Today’s headline inflation is being driven by a series of energy supply shocks, which include Hurricane Katrina and higher oil consumption in China that diverts supply from the United States. These shocks cannot be addressed by raising interest rates. Higher rates do not pump more oil. Instead, interest rates are a tool for managing the overall level of demand in an economy. And the continuing stable low rate of core inflation is evidence that demand remains in balance, so that there is no need for higher interest rates on this score.

The Fed must stop and think about the nature of the energy supply shock. If it is a temporary shock, prices will come back down when the shock reverses. By temporarily driving up prices, the market is actually doing what it is supposed to, so there is no case for higher interest rates. Moreover, higher energy prices have already reduced income for spending on other things, and this is itself anti-inflationary.

If the supply shock is permanent, prices will stay permanently higher owing to permanently reduced supply. However, that does not mean permanently higher inflation. It means a one-time jump in the inflation rate. Again, the market is working, and again there is no case for higher interest rates. The only time a supply shock might warrant higher interest rates is if it triggers a repetitive price – cost spiral, and as yet there is no evidence of that.

One area where demand inflation has been visible is the housing market. That market is a serious concern, and inflated home prices have distorted household saving decisions and encouraged taking on of dangerous debt burdens. But housing prices are cooling, and neither have they caused generalized inflation. That points to a need to tackle the house price problem by spotlighting the bubble and by regulatory measures governing provision of credit, not by the blunderbuss of interest rates that harms other innocent sectors.

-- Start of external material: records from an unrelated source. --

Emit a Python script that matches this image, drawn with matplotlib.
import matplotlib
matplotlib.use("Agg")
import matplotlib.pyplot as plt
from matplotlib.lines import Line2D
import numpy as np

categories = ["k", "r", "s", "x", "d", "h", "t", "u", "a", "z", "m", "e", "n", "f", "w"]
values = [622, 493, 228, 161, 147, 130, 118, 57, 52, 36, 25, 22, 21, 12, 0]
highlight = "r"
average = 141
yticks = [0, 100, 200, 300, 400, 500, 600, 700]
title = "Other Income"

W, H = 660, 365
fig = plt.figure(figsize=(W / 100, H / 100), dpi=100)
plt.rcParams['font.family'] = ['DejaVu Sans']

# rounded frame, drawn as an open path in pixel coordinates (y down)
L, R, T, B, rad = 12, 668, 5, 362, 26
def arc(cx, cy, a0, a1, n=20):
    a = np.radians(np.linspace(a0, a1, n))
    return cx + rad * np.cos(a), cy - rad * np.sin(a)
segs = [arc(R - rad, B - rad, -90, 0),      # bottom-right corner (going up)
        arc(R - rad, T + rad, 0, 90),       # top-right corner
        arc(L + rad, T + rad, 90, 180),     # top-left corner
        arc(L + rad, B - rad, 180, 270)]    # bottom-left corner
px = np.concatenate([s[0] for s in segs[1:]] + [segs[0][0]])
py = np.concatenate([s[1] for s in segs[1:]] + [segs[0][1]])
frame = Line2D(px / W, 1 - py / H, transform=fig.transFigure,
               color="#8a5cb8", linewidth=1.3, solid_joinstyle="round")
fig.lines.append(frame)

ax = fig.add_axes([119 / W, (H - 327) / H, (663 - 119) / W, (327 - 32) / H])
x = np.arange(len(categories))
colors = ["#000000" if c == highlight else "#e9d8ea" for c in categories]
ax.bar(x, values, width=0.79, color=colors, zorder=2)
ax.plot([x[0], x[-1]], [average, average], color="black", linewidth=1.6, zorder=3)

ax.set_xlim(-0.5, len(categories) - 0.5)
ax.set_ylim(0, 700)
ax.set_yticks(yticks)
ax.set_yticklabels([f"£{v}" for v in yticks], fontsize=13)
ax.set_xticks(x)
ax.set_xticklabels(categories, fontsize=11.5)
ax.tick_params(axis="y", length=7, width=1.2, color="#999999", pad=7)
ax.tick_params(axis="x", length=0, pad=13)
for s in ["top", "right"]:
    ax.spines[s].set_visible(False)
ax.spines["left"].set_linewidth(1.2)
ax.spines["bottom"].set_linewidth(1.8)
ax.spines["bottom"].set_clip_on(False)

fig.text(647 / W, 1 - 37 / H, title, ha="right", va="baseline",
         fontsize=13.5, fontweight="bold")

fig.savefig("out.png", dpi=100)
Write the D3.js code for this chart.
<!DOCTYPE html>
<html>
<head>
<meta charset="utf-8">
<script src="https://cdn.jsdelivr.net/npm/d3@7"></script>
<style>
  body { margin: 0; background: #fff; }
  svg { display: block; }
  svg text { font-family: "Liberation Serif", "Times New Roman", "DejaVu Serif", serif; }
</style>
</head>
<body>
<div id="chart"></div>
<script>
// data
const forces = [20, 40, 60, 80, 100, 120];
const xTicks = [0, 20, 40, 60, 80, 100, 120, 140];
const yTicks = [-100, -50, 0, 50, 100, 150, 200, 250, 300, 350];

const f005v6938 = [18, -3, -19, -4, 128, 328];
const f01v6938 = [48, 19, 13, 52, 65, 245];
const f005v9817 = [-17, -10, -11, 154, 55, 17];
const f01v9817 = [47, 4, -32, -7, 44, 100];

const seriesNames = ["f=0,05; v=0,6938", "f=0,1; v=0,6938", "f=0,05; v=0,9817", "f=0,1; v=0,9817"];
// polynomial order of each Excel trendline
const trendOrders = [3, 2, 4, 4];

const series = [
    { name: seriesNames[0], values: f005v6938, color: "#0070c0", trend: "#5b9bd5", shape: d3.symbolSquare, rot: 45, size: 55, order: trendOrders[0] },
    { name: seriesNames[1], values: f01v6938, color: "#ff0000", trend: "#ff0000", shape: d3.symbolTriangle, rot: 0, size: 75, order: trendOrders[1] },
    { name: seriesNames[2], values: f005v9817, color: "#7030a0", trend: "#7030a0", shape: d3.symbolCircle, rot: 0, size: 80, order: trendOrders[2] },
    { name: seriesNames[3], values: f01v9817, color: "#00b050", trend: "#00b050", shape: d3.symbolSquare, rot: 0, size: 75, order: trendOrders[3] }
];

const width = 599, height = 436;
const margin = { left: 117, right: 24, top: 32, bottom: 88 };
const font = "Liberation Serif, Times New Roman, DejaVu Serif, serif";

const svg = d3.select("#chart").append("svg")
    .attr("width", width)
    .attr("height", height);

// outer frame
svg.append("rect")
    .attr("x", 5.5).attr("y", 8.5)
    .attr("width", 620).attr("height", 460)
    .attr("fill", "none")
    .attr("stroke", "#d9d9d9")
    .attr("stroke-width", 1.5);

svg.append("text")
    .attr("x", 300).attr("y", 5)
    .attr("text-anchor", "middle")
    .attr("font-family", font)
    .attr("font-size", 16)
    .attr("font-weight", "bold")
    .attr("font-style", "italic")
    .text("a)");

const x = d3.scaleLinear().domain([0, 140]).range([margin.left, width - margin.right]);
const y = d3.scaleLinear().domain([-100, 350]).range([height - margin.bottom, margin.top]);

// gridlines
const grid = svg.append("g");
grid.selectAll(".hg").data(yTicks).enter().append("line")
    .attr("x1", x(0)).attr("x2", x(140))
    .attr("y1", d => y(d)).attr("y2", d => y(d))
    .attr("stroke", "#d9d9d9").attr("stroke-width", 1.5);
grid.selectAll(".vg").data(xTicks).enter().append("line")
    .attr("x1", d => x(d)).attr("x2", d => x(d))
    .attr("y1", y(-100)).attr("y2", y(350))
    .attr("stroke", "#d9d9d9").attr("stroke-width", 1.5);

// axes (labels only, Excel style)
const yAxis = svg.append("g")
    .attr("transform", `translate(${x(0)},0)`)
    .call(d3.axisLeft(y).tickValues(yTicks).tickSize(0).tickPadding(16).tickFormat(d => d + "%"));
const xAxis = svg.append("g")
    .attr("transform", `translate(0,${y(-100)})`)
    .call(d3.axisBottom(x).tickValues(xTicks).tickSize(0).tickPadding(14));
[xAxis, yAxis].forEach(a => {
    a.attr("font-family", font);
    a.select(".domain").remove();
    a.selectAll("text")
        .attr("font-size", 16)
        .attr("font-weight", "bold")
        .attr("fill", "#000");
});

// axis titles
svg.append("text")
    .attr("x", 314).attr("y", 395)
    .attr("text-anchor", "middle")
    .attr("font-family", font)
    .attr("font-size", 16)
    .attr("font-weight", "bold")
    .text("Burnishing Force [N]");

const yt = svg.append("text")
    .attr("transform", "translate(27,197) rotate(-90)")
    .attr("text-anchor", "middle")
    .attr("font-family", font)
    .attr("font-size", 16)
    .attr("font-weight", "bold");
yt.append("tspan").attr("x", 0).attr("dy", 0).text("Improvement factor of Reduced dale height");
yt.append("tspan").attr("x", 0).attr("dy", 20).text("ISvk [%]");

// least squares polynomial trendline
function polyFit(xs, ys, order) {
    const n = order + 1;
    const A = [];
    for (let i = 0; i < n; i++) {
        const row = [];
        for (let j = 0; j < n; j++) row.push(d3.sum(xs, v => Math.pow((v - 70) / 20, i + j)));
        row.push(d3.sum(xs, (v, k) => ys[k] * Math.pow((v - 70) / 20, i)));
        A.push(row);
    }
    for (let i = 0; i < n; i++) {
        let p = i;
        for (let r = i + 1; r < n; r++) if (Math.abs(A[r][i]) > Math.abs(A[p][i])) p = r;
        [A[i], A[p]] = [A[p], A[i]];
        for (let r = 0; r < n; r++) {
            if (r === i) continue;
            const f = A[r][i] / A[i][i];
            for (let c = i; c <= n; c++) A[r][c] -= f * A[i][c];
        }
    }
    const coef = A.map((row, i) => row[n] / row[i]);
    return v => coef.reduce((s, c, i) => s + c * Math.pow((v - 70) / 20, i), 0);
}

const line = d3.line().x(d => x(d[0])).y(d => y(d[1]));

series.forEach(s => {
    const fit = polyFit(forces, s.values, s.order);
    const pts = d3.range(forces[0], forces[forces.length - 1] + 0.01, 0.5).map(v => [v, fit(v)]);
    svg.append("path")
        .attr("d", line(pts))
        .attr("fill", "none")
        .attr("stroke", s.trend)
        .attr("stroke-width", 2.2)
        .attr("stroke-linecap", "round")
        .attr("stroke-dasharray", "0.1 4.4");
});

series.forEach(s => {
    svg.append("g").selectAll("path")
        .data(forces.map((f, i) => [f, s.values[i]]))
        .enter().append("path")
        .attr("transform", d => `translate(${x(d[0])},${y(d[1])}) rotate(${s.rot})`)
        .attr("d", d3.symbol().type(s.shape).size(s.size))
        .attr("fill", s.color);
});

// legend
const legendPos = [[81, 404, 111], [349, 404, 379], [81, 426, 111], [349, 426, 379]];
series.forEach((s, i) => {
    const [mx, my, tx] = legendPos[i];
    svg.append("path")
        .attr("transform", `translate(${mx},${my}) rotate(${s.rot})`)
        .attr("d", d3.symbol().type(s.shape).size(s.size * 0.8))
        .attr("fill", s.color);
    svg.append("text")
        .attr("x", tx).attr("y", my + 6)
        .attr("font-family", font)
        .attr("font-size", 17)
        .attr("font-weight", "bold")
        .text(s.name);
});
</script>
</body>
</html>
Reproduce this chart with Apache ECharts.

Finally, there is one additional area where the Fed has a problem, but that problem is of its own making. There is an argument that the Fed has been so definite about its determination to stamp out inflation that financial markets now expect it to raise rates. Not to raise rates risks markets interpreting the economy as being in the tank, thereby triggering financial market turmoil. Ergo, the Fed must raise rates to prevent disruptive turmoil. This argument is ludicrous. Because financial markets want to push the economy over the cliff, the Fed should not volunteer to do so instead.